The following information is derived from Barry Bolton's Online Catalogue of the Ants of the World.
- seguensis. Eurhopalothrix seguensis Taylor, 1990b: 421, figs. 34, 41-43, 55 (w.) BORNEO.
Unless otherwise noted the text for the remainder of this section is reported from the publication that includes the original description.
All Class A attributes present, with those of Class B, unless otherwise indicated. Dimensions (mm): HL 0.71; HW 0.79; CI 112; ML 0.19; MI 27; SL 0.41; SI 52; PW 0.48; WL 0.83. Eyes large, as in Eurhopalothrix platisquama. Occipital border almost straight, transverse (its outline at most minutely curved or sinuous). Posterior occipital angles obtusely rounded, forming angles of about 130°. Mesosomal profile not a continuous curve, its outline interrupted at the promesonotal/propodeal junction by a minute indentation; the mesometanotal suture not incised dorsally to break the surrounding sculpture. Petiolar node in dorsal view essentially square, its length and breadth sub equal (bias transverse).

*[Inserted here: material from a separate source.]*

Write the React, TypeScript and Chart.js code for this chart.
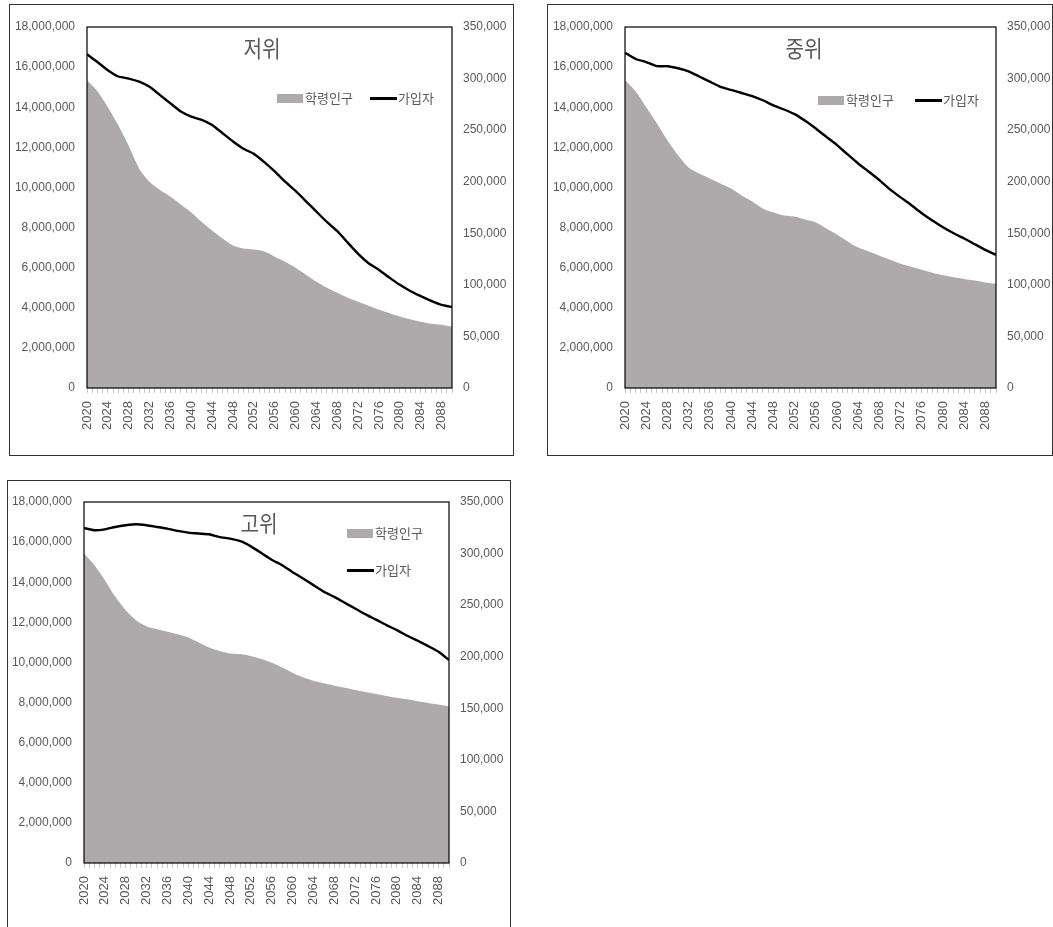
import React, { useEffect, useRef } from "react";
import { Chart, registerables } from "chart.js";

Chart.register(...registerables);

const years = [
  2020, 2022, 2024, 2026, 2028, 2030, 2032, 2034, 2036, 2038, 2040, 2042,
  2044, 2046, 2048, 2050, 2052, 2054, 2056, 2058, 2060, 2062, 2064, 2066,
  2068, 2070, 2072, 2074, 2076, 2078, 2080, 2082, 2084, 2086, 2088, 2090,
];

// 저위 scenario
const popLow = [
  15350000, 14800000, 14000000, 13100000, 12080000, 10950000, 10280000, 9870000,
  9540000, 9150000, 8750000, 8280000, 7850000, 7450000, 7100000, 6950000,
  6900000, 6800000, 6550000, 6300000, 6000000, 5650000, 5300000, 5000000,
  4750000, 4500000, 4300000, 4100000, 3900000, 3730000, 3570000, 3430000,
  3300000, 3200000, 3150000, 3050000,
];
const subLow = [
  323500, 316000, 308000, 302000, 300000, 297000, 292000, 284000, 276000,
  268000, 263000, 260000, 255000, 247000, 239000, 232000, 227000, 219000,
  210000, 200000, 191000, 181000, 171000, 161000, 152000, 141000, 130000,
  121000, 114500, 107000, 100000, 94000, 89000, 84500, 80600, 78500,
];

// 중위 scenario
const popMid = [
  15350000, 14800000, 14000000, 13200000, 12350000, 11600000, 11000000, 10700000,
  10450000, 10200000, 9950000, 9600000, 9300000, 8950000, 8750000, 8600000,
  8550000, 8400000, 8250000, 7950000, 7650000, 7300000, 7000000, 6800000,
  6600000, 6400000, 6200000, 6050000, 5900000, 5750000, 5620000, 5520000,
  5440000, 5360000, 5260000, 5200000,
];
const subMid = [
  325000, 319000, 316000, 312000, 312000, 310000, 307000, 302000, 297000,
  292000, 289000, 286000, 283000, 279000, 274000, 270000, 265500, 259000,
  251600, 243500, 235500, 226500, 217700, 209700, 201600, 192600, 184800,
  177400, 169400, 162300, 155800, 150000, 145000, 139400, 133900, 129000,
];

// 고위 scenario
const popHigh = [
  15430000, 14850000, 14100000, 13270000, 12600000, 12100000, 11800000, 11650000,
  11530000, 11400000, 11250000, 11000000, 10750000, 10570000, 10450000, 10420000,
  10320000, 10170000, 9990000, 9750000, 9490000, 9260000, 9090000, 8960000,
  8840000, 8740000, 8630000, 8530000, 8430000, 8330000, 8240000, 8160000,
  8060000, 7980000, 7900000, 7800000,
];
const subHigh = [
  324800, 322600, 323500, 325800, 327400, 328400, 327400, 325800, 324200,
  322000, 320300, 319400, 318700, 316000, 314500, 312000, 307000, 300600,
  294000, 288700, 282000, 275800, 269400, 263000, 258000, 252300, 246800,
  241000, 236000, 230600, 225800, 220300, 215500, 210300, 204800, 196800,
];

const seriesNames = ["학령인구", "가입자"];
const titles = ["저위", "중위", "고위"];

const X_MIN = 2020;
const X_MAX = 2090;
const X_LABEL_STEP = 4;
const LEFT_MAX = 18000000;
const LEFT_STEP = 2000000;
const RIGHT_MAX = 350000;
const RIGHT_STEP = 50000;

const AREA_COLOR = "#aeaaab";
const TEXT_COLOR = "#595959";
const NUM_FONT = '"Liberation Sans", Arial, sans-serif';
const KR_FONT = '"Noto Sans CJK KR", "Noto Sans", sans-serif';

const framePlugin = {
  id: "frame",
  afterDatasetsDraw(chart: any) {
    const { ctx, chartArea } = chart;
    const { left, top, right, bottom } = chartArea;
    ctx.save();
    ctx.strokeStyle = "#000";
    ctx.lineWidth = 1.2;
    ctx.strokeRect(left, top, right - left, bottom - top);
    ctx.restore();
  },
};

type PanelProps = {
  pop: number[];
  sub: number[];
  title: string;
  box: { left: number; top: number; width: number; height: number };
  leftW: number;
  rightW: number;
  topPad: number;
  xH: number;
  titlePos: { x: number; y: number };
  legend: {
    rect: { x: number; y: number };
    line: { x: number; y: number };
  };
};

function Panel(p: PanelProps) {
  const ref = useRef<HTMLCanvasElement | null>(null);
  const cw = p.box.width - 2;
  const ch = p.box.height - 2;

  useEffect(() => {
    if (!ref.current) return;
    const chart = new Chart(ref.current, {
      type: "line",
      data: {
        datasets: [
          {
            label: seriesNames[1],
            data: years.map((x, i) => ({ x, y: p.sub[i] })),
            yAxisID: "y1",
            borderColor: "#000",
            borderWidth: 2.4,
            pointRadius: 0,
            tension: 0.15,
            fill: false,
            order: 0,
          },
          {
            label: seriesNames[0],
            data: years.map((x, i) => ({ x, y: p.pop[i] })),
            yAxisID: "y",
            borderWidth: 0,
            borderColor: AREA_COLOR,
            backgroundColor: AREA_COLOR,
            pointRadius: 0,
            tension: 0.3,
            fill: "origin",
            order: 1,
          },
        ],
      },
      options: {
        responsive: false,
        animation: false,
        layout: { padding: { top: p.topPad, left: 0, right: 0, bottom: 0 } },
        plugins: {
          legend: { display: false },
          title: { display: false },
          tooltip: { enabled: false },
        },
        scales: {
          x: {
            type: "linear",
            min: X_MIN,
            max: X_MAX,
            border: { display: false },
            grid: {
              drawOnChartArea: false,
              drawTicks: true,
              tickLength: 5,
              color: "#c8c8c8",
            },
            ticks: {
              stepSize: 1,
              autoSkip: false,
              maxRotation: 90,
              minRotation: 90,
              padding: 8,
              color: TEXT_COLOR,
              font: { family: NUM_FONT, size: 13 },
              callback: (v: any) => {
                const n = Number(v);
                return (n - X_MIN) % X_LABEL_STEP === 0 && n < X_MAX ? String(n) : "";
              },
            },
            afterFit: (s: any) => {
              s.height = p.xH;
            },
          },
          y: {
            type: "linear",
            position: "left",
            min: 0,
            max: LEFT_MAX,
            border: { display: false },
            grid: { display: false, drawTicks: false },
            ticks: {
              stepSize: LEFT_STEP,
              padding: 12,
              color: TEXT_COLOR,
              font: { family: NUM_FONT, size: 12 },
              callback: (v: any) => Number(v).toLocaleString("en-US"),
            },
            afterFit: (s: any) => {
              s.width = p.leftW;
            },
          },
          y1: {
            type: "linear",
            position: "right",
            min: 0,
            max: RIGHT_MAX,
            border: { display: false },
            grid: { display: false, drawTicks: false },
            ticks: {
              stepSize: RIGHT_STEP,
              padding: 11,
              color: TEXT_COLOR,
              font: { family: NUM_FONT, size: 12 },
              callback: (v: any) => Number(v).toLocaleString("en-US"),
            },
            afterFit: (s: any) => {
              s.width = p.rightW;
            },
          },
        },
      },
      plugins: [framePlugin],
    } as any);
    return () => chart.destroy();
  }, []);

  const textStyle: React.CSSProperties = {
    position: "absolute",
    fontFamily: KR_FONT,
    color: TEXT_COLOR,
    fontSize: 13,
    lineHeight: "16px",
    whiteSpace: "nowrap",
    transform: "translateY(-50%)",
  };

  return (
    <>
      <div
        style={{
          position: "absolute",
          left: p.box.left,
          top: p.box.top,
          width: p.box.width,
          height: p.box.height,
          boxSizing: "border-box",
          border: "1px solid #333",
          background: "#fff",
        }}
      >
        <canvas ref={ref} width={cw} height={ch} style={{ display: "block", width: cw, height: ch }} />
      </div>
      <div
        style={{
          position: "absolute",
          left: p.titlePos.x,
          top: p.titlePos.y,
          transform: "translate(-50%, -50%) scaleX(0.88)",
          fontFamily: KR_FONT,
          fontSize: 23,
          color: TEXT_COLOR,
          whiteSpace: "nowrap",
          lineHeight: "28px",
        }}
      >
        {p.title}
      </div>
      <div
        style={{
          position: "absolute",
          left: p.legend.rect.x,
          top: p.legend.rect.y - 4,
          width: 26,
          height: 9,
          background: AREA_COLOR,
        }}
      />
      <div style={{ ...textStyle, left: p.legend.rect.x + 28, top: p.legend.rect.y }}>{seriesNames[0]}</div>
      <div
        style={{
          position: "absolute",
          left: p.legend.line.x,
          top: p.legend.line.y - 1.5,
          width: 27,
          height: 3,
          background: "#000",
        }}
      />
      <div style={{ ...textStyle, left: p.legend.line.x + 28, top: p.legend.line.y }}>{seriesNames[1]}</div>
    </>
  );
}

export default function App() {
  return (
    <div
      style={{
        position: "fixed",
        left: 0,
        top: 0,
        width: 1053,
        height: 927,
        overflow: "hidden",
        background: "#fff",
      }}
    >
      <Panel
        pop={popLow}
        sub={subLow}
        title={titles[0]}
        box={{ left: 9, top: 4, width: 505, height: 452 }}
        leftW={77}
        rightW={61}
        topPad={22}
        xH={67}
        titlePos={{ x: 262, y: 47 }}
        legend={{ rect: { x: 277, y: 98 }, line: { x: 370, y: 98 } }}
      />
      <Panel
        pop={popMid}
        sub={subMid}
        title={titles[1]}
        box={{ left: 547, top: 4, width: 506, height: 452 }}
        leftW={77}
        rightW={56}
        topPad={22}
        xH={67}
        titlePos={{ x: 804, y: 47 }}
        legend={{ rect: { x: 818, y: 100 }, line: { x: 915, y: 100 } }}
      />
      <Panel
        pop={popHigh}
        sub={subHigh}
        title={titles[2]}
        box={{ left: 7, top: 480, width: 504, height: 452 }}
        leftW={76}
        rightW={61}
        topPad={21}
        xH={68}
        titlePos={{ x: 259, y: 522 }}
        legend={{ rect: { x: 347, y: 533 }, line: { x: 347, y: 570 } }}
      />
    </div>
  );
}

Frons and most dorsal body surfaces with ground pilosity of dense, flattened, appressed, squamous, shining silvery hairs, which are less strongly developed than in E. platisquama and Eurhopalothrix dubia, so as barely to overlap the punctures in which they lie, which remain more clearly visible than in the other species mentioned. Four relatively short specialised hairs on posterior occipital border, the median pair adjacent, the laterals each about midway between them and the posterior occipital angles; the hairs clavate, barely expanded, though somewhat thick and columnar. Erect hairs lacking elsewhere on promesonotum, petiolar node and dorsum of first gastral tergite; one pair (posterolateral) on postpetiole.

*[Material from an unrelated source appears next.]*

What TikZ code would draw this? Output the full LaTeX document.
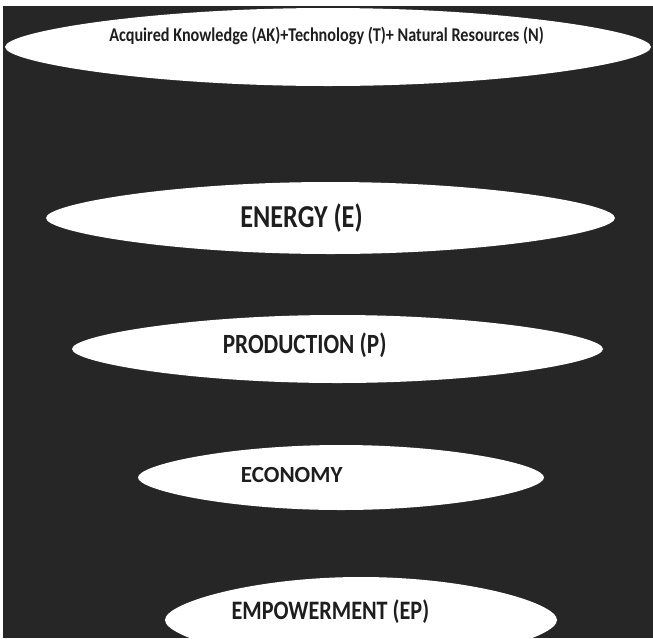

Malaysia: Sarawak: First Division: Kampong Segu, 20 miles S.W. of Kuching (01°33'N.,110°20'E.). Known only from the unique worker holotype, from a rainforest leaf mould berlesate (RWT acc 68 .289, 4.vi.1968). In Australian National Insect Collection (type No. 7783); gold-palladium coated for SEM study.

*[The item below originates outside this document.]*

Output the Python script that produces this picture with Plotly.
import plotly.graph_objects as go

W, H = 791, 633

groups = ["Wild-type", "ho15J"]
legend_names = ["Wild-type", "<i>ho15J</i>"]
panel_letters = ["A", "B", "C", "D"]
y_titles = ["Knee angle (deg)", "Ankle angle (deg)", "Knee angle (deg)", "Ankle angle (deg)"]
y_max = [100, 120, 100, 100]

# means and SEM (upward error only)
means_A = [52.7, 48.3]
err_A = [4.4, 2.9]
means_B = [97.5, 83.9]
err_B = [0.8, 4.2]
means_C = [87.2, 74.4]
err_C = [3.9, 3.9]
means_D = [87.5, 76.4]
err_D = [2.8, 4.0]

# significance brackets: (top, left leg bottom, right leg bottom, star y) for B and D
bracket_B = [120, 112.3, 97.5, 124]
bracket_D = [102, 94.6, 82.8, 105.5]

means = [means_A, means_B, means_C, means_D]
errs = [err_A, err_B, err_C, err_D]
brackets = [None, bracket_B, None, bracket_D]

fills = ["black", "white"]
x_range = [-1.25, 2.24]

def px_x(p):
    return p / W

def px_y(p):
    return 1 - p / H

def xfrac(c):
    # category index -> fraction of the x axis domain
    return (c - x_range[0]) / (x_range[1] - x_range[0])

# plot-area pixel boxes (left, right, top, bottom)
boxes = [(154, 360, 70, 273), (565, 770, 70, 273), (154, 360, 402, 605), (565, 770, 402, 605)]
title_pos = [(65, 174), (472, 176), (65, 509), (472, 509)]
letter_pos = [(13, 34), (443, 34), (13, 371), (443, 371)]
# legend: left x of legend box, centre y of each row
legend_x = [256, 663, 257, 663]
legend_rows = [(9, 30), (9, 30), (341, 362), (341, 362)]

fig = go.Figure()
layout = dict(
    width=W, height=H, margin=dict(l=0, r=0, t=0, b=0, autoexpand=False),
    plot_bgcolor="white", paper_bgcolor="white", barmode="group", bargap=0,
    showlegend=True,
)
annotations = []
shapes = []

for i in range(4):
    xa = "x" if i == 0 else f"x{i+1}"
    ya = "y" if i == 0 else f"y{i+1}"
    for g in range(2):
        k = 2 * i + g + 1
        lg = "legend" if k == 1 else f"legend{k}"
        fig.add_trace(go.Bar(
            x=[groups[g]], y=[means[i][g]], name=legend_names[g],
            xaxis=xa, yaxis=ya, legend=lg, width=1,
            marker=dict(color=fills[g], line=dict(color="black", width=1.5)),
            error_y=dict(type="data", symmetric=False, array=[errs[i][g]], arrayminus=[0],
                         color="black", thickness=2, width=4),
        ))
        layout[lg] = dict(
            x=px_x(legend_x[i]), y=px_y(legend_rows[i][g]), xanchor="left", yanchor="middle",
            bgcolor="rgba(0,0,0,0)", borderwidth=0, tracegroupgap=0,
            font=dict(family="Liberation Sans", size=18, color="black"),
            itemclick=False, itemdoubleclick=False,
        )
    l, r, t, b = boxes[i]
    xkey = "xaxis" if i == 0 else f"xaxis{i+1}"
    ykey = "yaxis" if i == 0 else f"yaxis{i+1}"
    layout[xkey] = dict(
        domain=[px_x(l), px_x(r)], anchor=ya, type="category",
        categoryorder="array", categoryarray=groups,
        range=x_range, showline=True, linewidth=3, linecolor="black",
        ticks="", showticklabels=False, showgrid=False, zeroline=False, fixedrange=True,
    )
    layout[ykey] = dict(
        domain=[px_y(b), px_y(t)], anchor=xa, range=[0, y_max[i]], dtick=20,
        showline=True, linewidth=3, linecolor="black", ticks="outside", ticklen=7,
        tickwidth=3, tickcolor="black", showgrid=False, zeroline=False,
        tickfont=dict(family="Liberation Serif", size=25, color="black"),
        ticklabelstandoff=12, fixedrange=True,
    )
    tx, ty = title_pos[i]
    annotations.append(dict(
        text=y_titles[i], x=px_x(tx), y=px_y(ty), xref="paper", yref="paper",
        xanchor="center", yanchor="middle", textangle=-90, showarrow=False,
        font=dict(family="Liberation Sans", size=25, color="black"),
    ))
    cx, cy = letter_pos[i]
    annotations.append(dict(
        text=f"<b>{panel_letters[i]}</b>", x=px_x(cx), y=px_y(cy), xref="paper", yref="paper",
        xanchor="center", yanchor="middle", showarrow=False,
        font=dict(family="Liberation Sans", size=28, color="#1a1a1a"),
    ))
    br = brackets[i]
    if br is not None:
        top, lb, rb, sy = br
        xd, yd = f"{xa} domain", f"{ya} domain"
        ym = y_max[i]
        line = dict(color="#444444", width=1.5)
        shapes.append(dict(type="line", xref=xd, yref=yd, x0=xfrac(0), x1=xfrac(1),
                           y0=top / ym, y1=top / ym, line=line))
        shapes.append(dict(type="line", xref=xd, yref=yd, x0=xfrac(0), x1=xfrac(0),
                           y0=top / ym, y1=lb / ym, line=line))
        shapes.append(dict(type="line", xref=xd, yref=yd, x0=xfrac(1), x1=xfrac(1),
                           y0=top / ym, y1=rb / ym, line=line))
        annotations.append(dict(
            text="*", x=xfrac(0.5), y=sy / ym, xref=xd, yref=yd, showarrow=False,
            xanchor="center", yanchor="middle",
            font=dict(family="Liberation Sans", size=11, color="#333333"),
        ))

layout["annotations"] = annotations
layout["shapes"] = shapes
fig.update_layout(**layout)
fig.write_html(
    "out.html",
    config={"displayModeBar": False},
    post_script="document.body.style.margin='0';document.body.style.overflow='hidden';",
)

Named for the type locality.
- Taylor, R. W. 1990c. New Asian ants of the tribe Basicerotini, with an on-line computer interactive key to the twenty-six known Indo-Australian species (Hymenoptera: Formicidae: Myrmicinae). Invertebr. Taxon. 4: 397-425
References based on Global Ant Biodiversity Informatics
- Mezger, D.; Pfeiffer, M. 2010. Eurhopalothrix elke, a new species from Borneo, and a key to the species of the E. platisquama group (Hymenoptera: Formicidae). Myrmecological News 13:133-139.
- Pfeiffer M.; Mezger, D.; Hosoishi, S.; Bakhtiar, E. Y.; Kohout, R. J. 2011. The Formicidae of Borneo (Insecta: Hymenoptera): a preliminary species list. Asian Myrmecology 4:9-58
- Taylor R. W. 1990. New Asian ants of the tribe Basicerotini, with an on-line computer interactive key to the twenty-six known Indo-Australian species (Hymenoptera: Formicidae: Myrmicinae). Invertebrate Taxonomy 4: 397-425.